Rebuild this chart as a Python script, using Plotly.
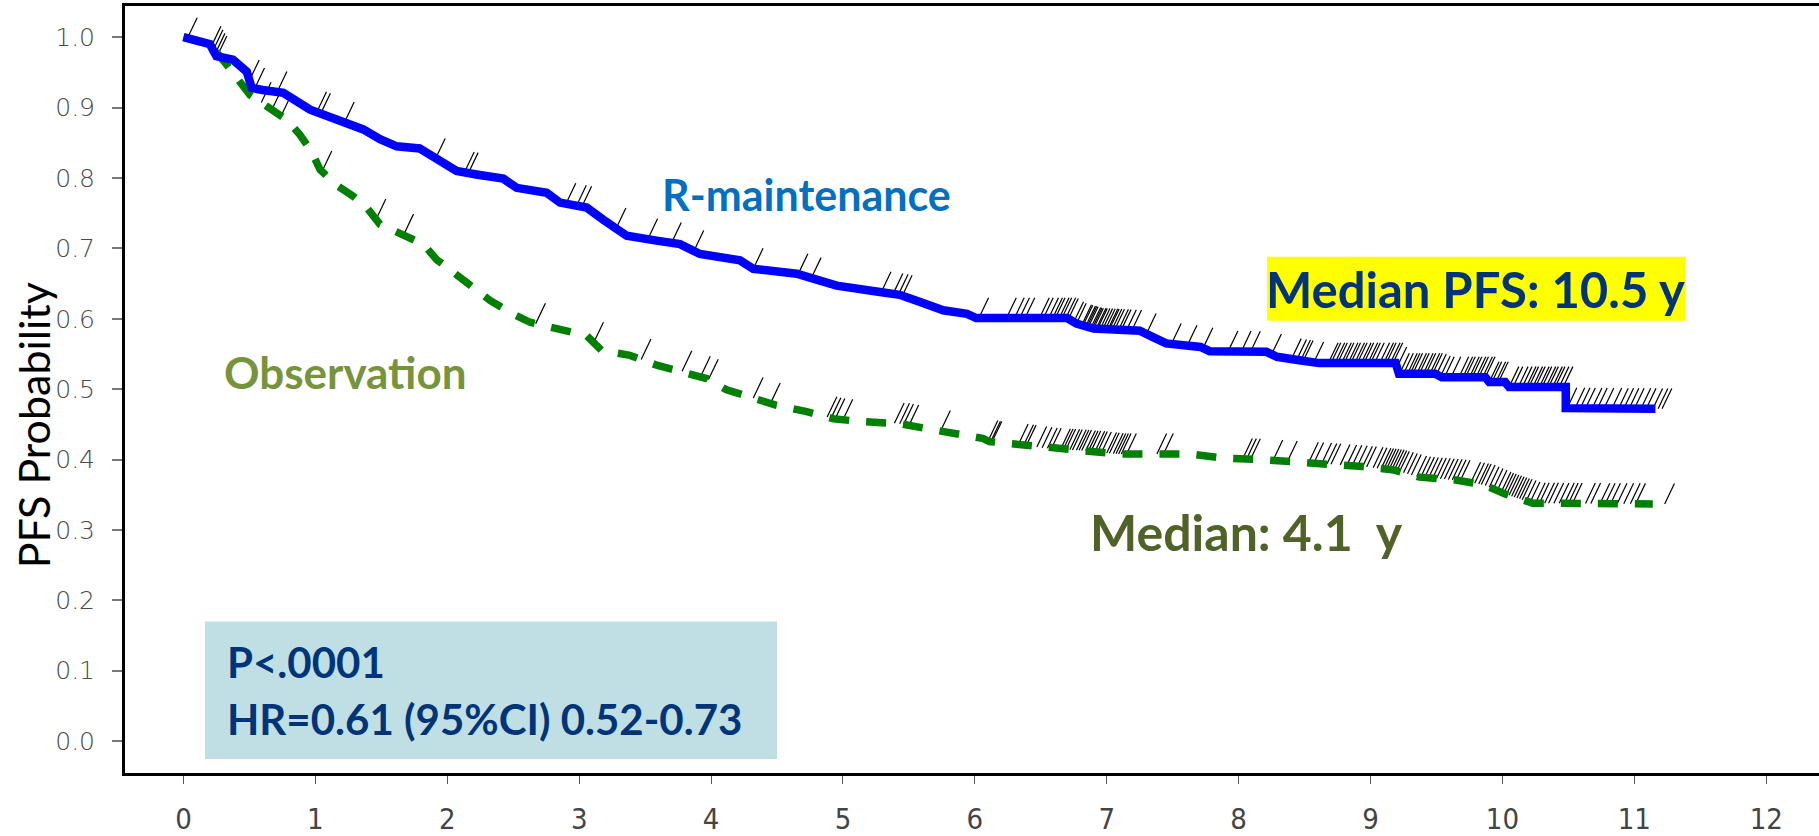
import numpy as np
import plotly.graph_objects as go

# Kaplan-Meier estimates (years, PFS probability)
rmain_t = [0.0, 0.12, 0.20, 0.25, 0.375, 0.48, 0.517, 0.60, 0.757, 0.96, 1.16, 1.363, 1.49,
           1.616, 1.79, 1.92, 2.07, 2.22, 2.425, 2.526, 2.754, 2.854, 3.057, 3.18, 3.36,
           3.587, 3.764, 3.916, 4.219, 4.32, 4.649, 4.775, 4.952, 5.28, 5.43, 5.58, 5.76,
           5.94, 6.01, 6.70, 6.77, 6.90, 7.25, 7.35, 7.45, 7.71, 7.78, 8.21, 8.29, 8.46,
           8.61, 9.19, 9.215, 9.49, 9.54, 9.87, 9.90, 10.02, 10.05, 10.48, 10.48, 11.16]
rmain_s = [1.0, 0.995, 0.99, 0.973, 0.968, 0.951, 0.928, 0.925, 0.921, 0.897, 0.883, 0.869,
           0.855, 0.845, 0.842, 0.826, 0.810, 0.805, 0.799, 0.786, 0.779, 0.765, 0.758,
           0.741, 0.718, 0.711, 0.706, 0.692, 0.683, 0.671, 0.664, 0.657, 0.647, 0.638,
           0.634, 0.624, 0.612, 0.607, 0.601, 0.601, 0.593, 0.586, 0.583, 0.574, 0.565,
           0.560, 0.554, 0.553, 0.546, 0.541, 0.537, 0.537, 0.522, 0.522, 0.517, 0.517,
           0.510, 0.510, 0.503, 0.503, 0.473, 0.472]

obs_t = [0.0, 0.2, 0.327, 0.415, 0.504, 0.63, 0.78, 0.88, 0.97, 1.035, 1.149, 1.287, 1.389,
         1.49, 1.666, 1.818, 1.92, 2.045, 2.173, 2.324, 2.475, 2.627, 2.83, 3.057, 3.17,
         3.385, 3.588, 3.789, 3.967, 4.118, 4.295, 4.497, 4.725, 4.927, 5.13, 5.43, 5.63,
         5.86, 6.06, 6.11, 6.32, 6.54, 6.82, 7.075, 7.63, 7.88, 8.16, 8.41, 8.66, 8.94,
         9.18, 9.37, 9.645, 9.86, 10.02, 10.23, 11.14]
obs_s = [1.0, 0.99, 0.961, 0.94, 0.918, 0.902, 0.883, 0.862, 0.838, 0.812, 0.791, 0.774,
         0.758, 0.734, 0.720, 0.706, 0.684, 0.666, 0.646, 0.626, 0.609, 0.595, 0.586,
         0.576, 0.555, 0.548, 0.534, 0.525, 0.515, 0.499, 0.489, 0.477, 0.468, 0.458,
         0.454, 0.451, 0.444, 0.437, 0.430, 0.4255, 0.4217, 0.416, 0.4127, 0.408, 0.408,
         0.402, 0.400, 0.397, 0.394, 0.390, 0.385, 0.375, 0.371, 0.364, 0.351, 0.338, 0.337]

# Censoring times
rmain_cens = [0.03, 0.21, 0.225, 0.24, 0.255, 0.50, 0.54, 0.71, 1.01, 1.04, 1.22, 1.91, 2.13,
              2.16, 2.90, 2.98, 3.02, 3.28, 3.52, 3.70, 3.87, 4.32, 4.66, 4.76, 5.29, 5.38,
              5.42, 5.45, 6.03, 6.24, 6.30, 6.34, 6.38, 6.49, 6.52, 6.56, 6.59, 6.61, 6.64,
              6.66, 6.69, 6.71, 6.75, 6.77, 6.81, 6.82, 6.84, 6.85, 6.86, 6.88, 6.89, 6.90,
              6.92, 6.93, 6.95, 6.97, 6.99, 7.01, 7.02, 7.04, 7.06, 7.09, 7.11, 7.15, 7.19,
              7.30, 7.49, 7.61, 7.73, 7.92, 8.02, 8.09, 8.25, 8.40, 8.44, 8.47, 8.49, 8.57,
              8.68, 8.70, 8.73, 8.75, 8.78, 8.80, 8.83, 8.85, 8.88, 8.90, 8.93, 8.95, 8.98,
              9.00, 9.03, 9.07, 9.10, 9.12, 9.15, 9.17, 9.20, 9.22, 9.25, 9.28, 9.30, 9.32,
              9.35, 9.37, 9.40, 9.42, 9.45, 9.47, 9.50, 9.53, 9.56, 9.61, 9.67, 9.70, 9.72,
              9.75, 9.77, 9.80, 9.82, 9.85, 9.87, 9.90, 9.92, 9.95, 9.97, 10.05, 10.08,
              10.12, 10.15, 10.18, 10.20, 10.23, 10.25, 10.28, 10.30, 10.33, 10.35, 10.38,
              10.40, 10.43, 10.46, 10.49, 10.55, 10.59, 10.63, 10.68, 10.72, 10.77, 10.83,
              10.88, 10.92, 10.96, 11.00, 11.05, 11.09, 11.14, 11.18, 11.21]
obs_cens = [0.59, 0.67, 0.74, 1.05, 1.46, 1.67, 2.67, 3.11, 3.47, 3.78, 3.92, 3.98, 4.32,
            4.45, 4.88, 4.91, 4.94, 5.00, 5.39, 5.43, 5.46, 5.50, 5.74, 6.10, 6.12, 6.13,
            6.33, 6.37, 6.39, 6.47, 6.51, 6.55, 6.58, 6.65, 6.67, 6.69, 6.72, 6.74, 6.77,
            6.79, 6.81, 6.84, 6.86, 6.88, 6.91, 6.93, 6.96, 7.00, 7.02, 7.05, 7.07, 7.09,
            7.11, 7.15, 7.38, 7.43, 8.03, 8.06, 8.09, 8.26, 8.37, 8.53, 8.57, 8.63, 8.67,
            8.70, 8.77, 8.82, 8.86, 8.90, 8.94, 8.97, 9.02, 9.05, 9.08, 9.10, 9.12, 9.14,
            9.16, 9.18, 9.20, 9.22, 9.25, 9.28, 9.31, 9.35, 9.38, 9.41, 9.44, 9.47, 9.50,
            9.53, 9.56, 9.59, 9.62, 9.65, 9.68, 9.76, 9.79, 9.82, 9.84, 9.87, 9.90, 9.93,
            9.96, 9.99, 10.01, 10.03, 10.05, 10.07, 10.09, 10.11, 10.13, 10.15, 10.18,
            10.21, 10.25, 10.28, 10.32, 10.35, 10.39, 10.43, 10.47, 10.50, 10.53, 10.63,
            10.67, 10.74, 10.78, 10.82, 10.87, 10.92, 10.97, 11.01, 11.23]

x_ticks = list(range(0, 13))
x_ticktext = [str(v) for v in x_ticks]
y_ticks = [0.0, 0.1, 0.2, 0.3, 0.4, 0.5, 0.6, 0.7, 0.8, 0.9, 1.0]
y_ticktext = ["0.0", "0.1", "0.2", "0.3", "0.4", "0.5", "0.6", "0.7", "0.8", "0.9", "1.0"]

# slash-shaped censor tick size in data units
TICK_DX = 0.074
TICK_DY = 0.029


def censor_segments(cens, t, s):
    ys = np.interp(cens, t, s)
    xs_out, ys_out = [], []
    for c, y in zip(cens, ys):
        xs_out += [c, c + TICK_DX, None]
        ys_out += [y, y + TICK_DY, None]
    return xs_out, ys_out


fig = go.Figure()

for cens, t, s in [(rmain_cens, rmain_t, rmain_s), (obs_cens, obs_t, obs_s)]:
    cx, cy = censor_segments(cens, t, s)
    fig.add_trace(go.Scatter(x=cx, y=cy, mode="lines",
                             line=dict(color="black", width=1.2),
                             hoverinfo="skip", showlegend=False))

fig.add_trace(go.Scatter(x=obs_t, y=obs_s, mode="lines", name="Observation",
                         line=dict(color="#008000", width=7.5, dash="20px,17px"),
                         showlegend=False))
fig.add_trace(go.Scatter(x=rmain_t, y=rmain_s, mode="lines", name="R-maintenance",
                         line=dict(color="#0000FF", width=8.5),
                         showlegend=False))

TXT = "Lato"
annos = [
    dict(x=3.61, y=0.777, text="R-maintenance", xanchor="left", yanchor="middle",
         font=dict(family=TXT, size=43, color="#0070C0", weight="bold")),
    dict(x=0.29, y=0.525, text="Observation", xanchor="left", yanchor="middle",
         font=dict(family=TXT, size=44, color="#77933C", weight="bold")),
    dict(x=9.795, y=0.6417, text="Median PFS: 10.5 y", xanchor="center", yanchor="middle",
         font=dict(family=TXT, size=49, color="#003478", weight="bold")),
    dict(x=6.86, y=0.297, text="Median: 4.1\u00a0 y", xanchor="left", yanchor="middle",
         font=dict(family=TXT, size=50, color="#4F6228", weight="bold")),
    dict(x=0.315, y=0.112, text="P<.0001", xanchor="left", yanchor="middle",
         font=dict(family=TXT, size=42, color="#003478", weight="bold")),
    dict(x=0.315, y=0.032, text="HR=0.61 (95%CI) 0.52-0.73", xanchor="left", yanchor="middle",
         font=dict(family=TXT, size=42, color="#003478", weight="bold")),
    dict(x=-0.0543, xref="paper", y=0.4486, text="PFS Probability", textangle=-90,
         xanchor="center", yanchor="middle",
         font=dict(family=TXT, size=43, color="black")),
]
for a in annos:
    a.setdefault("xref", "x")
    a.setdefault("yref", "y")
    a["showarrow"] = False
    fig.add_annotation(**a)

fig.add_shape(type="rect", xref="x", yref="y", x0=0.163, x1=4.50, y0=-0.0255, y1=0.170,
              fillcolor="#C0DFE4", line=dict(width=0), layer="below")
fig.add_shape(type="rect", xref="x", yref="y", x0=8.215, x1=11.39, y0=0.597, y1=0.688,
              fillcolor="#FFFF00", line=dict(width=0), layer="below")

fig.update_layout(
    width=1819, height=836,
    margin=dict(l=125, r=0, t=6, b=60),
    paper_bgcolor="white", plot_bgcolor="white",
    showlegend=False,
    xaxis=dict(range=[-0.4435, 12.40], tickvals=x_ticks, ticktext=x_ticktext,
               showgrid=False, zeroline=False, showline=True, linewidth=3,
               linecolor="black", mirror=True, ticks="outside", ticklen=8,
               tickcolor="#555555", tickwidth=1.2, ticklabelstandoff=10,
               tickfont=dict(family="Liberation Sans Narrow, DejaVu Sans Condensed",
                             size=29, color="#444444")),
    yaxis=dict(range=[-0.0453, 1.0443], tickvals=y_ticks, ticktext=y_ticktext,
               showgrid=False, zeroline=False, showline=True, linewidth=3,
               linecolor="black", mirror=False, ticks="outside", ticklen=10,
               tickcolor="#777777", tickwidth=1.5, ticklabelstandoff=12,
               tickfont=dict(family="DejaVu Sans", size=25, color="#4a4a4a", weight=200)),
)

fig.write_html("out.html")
□ □ □ □
Leave out the pictures and restate, word for word, the lines from the top of the data through the line containing "0.510, 0.510, 0.503, 0.503, 0.473, 0.472]", both included.

__Completed task__:
Rebuild this chart as a Python script, using Plotly.
import numpy as np
import plotly.graph_objects as go

# Kaplan-Meier estimates (years, PFS probability)
rmain_t = [0.0, 0.12, 0.20, 0.25, 0.375, 0.48, 0.517, 0.60, 0.757, 0.96, 1.16, 1.363, 1.49,
           1.616, 1.79, 1.92, 2.07, 2.22, 2.425, 2.526, 2.754, 2.854, 3.057, 3.18, 3.36,
           3.587, 3.764, 3.916, 4.219, 4.32, 4.649, 4.775, 4.952, 5.28, 5.43, 5.58, 5.76,
           5.94, 6.01, 6.70, 6.77, 6.90, 7.25, 7.35, 7.45, 7.71, 7.78, 8.21, 8.29, 8.46,
           8.61, 9.19, 9.215, 9.49, 9.54, 9.87, 9.90, 10.02, 10.05, 10.48, 10.48, 11.16]
rmain_s = [1.0, 0.995, 0.99, 0.973, 0.968, 0.951, 0.928, 0.925, 0.921, 0.897, 0.883, 0.869,
           0.855, 0.845, 0.842, 0.826, 0.810, 0.805, 0.799, 0.786, 0.779, 0.765, 0.758,
           0.741, 0.718, 0.711, 0.706, 0.692, 0.683, 0.671, 0.664, 0.657, 0.647, 0.638,
           0.634, 0.624, 0.612, 0.607, 0.601, 0.601, 0.593, 0.586, 0.583, 0.574, 0.565,
           0.560, 0.554, 0.553, 0.546, 0.541, 0.537, 0.537, 0.522, 0.522, 0.517, 0.517,
           0.510, 0.510, 0.503, 0.503, 0.473, 0.472]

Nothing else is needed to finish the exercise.